_EXERCISE TASK_
Repeat all the records exactly, omitting pictures.

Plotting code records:
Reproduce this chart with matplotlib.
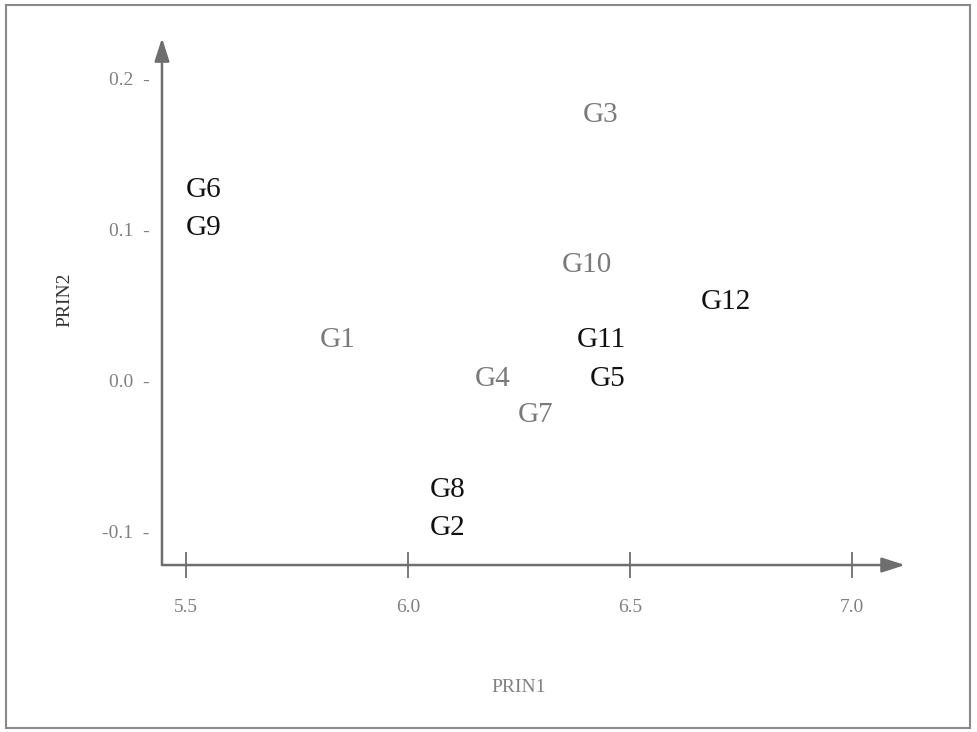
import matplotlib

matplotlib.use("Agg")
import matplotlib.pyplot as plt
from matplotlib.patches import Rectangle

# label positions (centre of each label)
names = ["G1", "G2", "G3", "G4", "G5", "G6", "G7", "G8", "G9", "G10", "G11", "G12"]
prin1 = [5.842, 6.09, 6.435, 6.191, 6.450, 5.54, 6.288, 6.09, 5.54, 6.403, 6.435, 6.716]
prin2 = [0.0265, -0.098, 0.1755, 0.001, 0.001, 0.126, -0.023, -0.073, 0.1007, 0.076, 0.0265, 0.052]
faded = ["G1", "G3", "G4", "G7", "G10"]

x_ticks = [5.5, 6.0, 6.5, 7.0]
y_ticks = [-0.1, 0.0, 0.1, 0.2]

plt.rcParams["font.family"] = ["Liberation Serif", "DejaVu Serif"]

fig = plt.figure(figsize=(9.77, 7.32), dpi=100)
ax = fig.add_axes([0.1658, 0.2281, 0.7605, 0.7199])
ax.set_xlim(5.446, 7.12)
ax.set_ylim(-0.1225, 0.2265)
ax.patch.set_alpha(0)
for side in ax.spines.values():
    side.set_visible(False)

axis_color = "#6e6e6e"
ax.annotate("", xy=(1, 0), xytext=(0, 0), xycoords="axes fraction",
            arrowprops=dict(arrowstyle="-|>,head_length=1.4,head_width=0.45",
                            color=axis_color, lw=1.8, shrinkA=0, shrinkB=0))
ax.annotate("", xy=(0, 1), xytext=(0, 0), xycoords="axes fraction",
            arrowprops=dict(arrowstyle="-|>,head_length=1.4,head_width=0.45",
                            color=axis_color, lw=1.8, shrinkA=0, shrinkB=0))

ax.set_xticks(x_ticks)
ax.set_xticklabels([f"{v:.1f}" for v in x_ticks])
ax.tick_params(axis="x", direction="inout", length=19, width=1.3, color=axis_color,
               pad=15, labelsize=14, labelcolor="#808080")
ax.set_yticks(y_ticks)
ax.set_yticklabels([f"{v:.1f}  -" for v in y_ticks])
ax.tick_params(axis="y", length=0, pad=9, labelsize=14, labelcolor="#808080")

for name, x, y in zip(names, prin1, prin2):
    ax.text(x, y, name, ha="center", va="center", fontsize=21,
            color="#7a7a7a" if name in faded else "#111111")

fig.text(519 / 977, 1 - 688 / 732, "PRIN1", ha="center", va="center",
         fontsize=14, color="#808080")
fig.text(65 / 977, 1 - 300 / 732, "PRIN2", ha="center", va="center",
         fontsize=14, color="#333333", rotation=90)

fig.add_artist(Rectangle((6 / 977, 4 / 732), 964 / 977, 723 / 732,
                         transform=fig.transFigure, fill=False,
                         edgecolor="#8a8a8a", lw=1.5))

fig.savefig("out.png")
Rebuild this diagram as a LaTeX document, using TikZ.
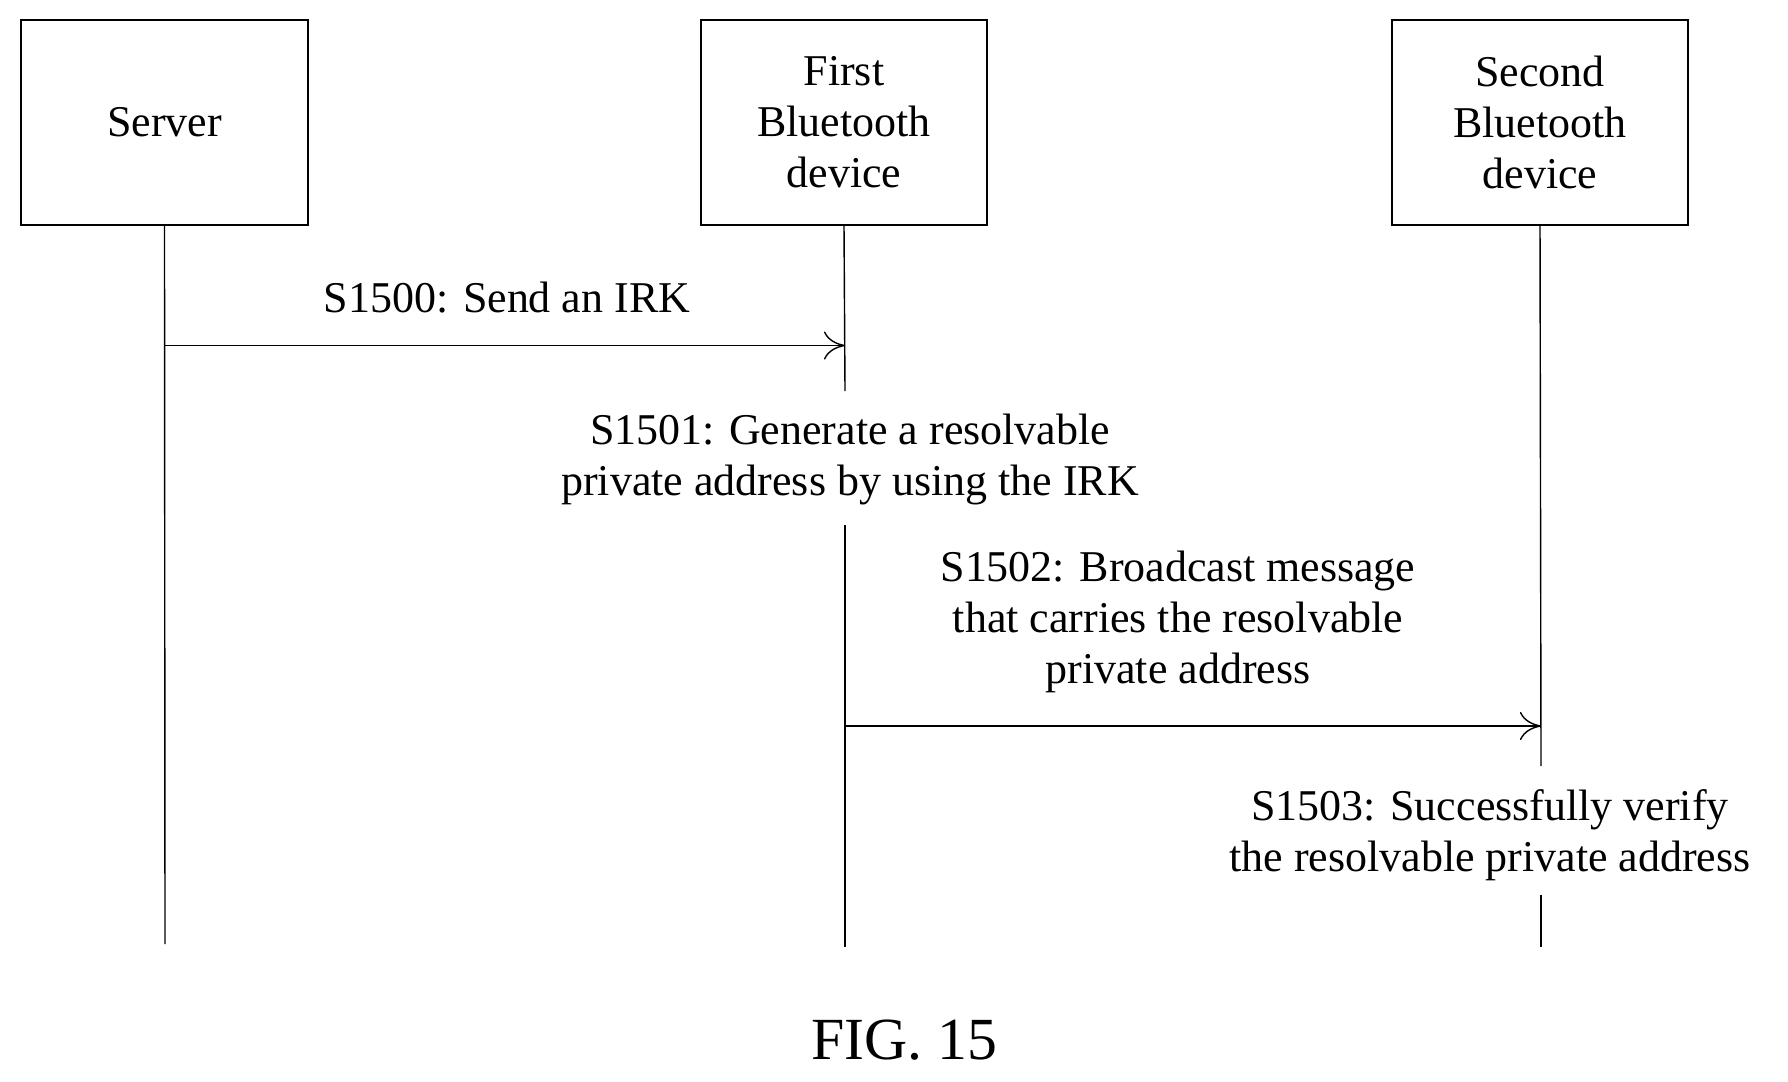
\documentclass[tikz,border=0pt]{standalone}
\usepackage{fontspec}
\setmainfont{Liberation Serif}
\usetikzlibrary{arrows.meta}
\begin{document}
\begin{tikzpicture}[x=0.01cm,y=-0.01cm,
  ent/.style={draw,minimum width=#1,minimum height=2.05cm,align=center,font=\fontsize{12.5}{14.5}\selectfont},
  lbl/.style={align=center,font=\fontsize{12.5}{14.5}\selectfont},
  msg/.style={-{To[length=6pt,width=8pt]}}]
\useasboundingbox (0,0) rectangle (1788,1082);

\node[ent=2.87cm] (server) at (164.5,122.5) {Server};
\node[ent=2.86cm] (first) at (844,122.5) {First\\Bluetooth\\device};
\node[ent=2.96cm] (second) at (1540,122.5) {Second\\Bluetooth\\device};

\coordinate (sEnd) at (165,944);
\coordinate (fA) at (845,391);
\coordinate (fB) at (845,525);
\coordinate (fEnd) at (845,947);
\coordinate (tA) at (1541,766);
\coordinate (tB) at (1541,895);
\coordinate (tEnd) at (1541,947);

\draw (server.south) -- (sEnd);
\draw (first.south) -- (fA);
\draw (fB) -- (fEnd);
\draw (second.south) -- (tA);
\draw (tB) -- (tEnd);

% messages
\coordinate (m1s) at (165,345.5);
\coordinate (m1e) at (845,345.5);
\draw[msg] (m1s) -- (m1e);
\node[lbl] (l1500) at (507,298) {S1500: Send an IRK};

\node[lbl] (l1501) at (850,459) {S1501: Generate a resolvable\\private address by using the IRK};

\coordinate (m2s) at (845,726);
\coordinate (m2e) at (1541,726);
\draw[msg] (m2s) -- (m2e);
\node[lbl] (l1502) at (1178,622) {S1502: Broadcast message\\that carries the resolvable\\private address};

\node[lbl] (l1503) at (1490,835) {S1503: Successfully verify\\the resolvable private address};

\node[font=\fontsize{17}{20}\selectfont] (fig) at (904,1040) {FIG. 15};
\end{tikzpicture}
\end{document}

_THE RESULT_
Reproduce this chart with matplotlib.
import matplotlib

matplotlib.use("Agg")
import matplotlib.pyplot as plt
from matplotlib.patches import Rectangle

# label positions (centre of each label)
names = ["G1", "G2", "G3", "G4", "G5", "G6", "G7", "G8", "G9", "G10", "G11", "G12"]
prin1 = [5.842, 6.09, 6.435, 6.191, 6.450, 5.54, 6.288, 6.09, 5.54, 6.403, 6.435, 6.716]
prin2 = [0.0265, -0.098, 0.1755, 0.001, 0.001, 0.126, -0.023, -0.073, 0.1007, 0.076, 0.0265, 0.052]
faded = ["G1", "G3", "G4", "G7", "G10"]

x_ticks = [5.5, 6.0, 6.5, 7.0]
y_ticks = [-0.1, 0.0, 0.1, 0.2]

plt.rcParams["font.family"] = ["Liberation Serif", "DejaVu Serif"]

fig = plt.figure(figsize=(9.77, 7.32), dpi=100)
ax = fig.add_axes([0.1658, 0.2281, 0.7605, 0.7199])
ax.set_xlim(5.446, 7.12)
ax.set_ylim(-0.1225, 0.2265)
ax.patch.set_alpha(0)
for side in ax.spines.values():
    side.set_visible(False)

axis_color = "#6e6e6e"
ax.annotate("", xy=(1, 0), xytext=(0, 0), xycoords="axes fraction",
            arrowprops=dict(arrowstyle="-|>,head_length=1.4,head_width=0.45",
                            color=axis_color, lw=1.8, shrinkA=0, shrinkB=0))
ax.annotate("", xy=(0, 1), xytext=(0, 0), xycoords="axes fraction",
            arrowprops=dict(arrowstyle="-|>,head_length=1.4,head_width=0.45",
                            color=axis_color, lw=1.8, shrinkA=0, shrinkB=0))

ax.set_xticks(x_ticks)
ax.set_xticklabels([f"{v:.1f}" for v in x_ticks])
ax.tick_params(axis="x", direction="inout", length=19, width=1.3, color=axis_color,
               pad=15, labelsize=14, labelcolor="#808080")
ax.set_yticks(y_ticks)
ax.set_yticklabels([f"{v:.1f}  -" for v in y_ticks])
ax.tick_params(axis="y", length=0, pad=9, labelsize=14, labelcolor="#808080")

for name, x, y in zip(names, prin1, prin2):
    ax.text(x, y, name, ha="center", va="center", fontsize=21,
            color="#7a7a7a" if name in faded else "#111111")

fig.text(519 / 977, 1 - 688 / 732, "PRIN1", ha="center", va="center",
         fontsize=14, color="#808080")
fig.text(65 / 977, 1 - 300 / 732, "PRIN2", ha="center", va="center",
         fontsize=14, color="#333333", rotation=90)

fig.add_artist(Rectangle((6 / 977, 4 / 732), 964 / 977, 723 / 732,
                         transform=fig.transFigure, fill=False,
                         edgecolor="#8a8a8a", lw=1.5))

fig.savefig("out.png")
Rebuild this diagram as a LaTeX document, using TikZ.
\documentclass[tikz,border=0pt]{standalone}
\usepackage{fontspec}
\setmainfont{Liberation Serif}
\usetikzlibrary{arrows.meta}
\begin{document}
\begin{tikzpicture}[x=0.01cm,y=-0.01cm,
  ent/.style={draw,minimum width=#1,minimum height=2.05cm,align=center,font=\fontsize{12.5}{14.5}\selectfont},
  lbl/.style={align=center,font=\fontsize{12.5}{14.5}\selectfont},
  msg/.style={-{To[length=6pt,width=8pt]}}]
\useasboundingbox (0,0) rectangle (1788,1082);

\node[ent=2.87cm] (server) at (164.5,122.5) {Server};
\node[ent=2.86cm] (first) at (844,122.5) {First\\Bluetooth\\device};
\node[ent=2.96cm] (second) at (1540,122.5) {Second\\Bluetooth\\device};

\coordinate (sEnd) at (165,944);
\coordinate (fA) at (845,391);
\coordinate (fB) at (845,525);
\coordinate (fEnd) at (845,947);
\coordinate (tA) at (1541,766);
\coordinate (tB) at (1541,895);
\coordinate (tEnd) at (1541,947);

\draw (server.south) -- (sEnd);
\draw (first.south) -- (fA);
\draw (fB) -- (fEnd);
\draw (second.south) -- (tA);
\draw (tB) -- (tEnd);

% messages
\coordinate (m1s) at (165,345.5);
\coordinate (m1e) at (845,345.5);
\draw[msg] (m1s) -- (m1e);
\node[lbl] (l1500) at (507,298) {S1500: Send an IRK};

\node[lbl] (l1501) at (850,459) {S1501: Generate a resolvable\\private address by using the IRK};

\coordinate (m2s) at (845,726);
\coordinate (m2e) at (1541,726);
\draw[msg] (m2s) -- (m2e);
\node[lbl] (l1502) at (1178,622) {S1502: Broadcast message\\that carries the resolvable\\private address};

\node[lbl] (l1503) at (1490,835) {S1503: Successfully verify\\the resolvable private address};

\node[font=\fontsize{17}{20}\selectfont] (fig) at (904,1040) {FIG. 15};
\end{tikzpicture}
\end{document}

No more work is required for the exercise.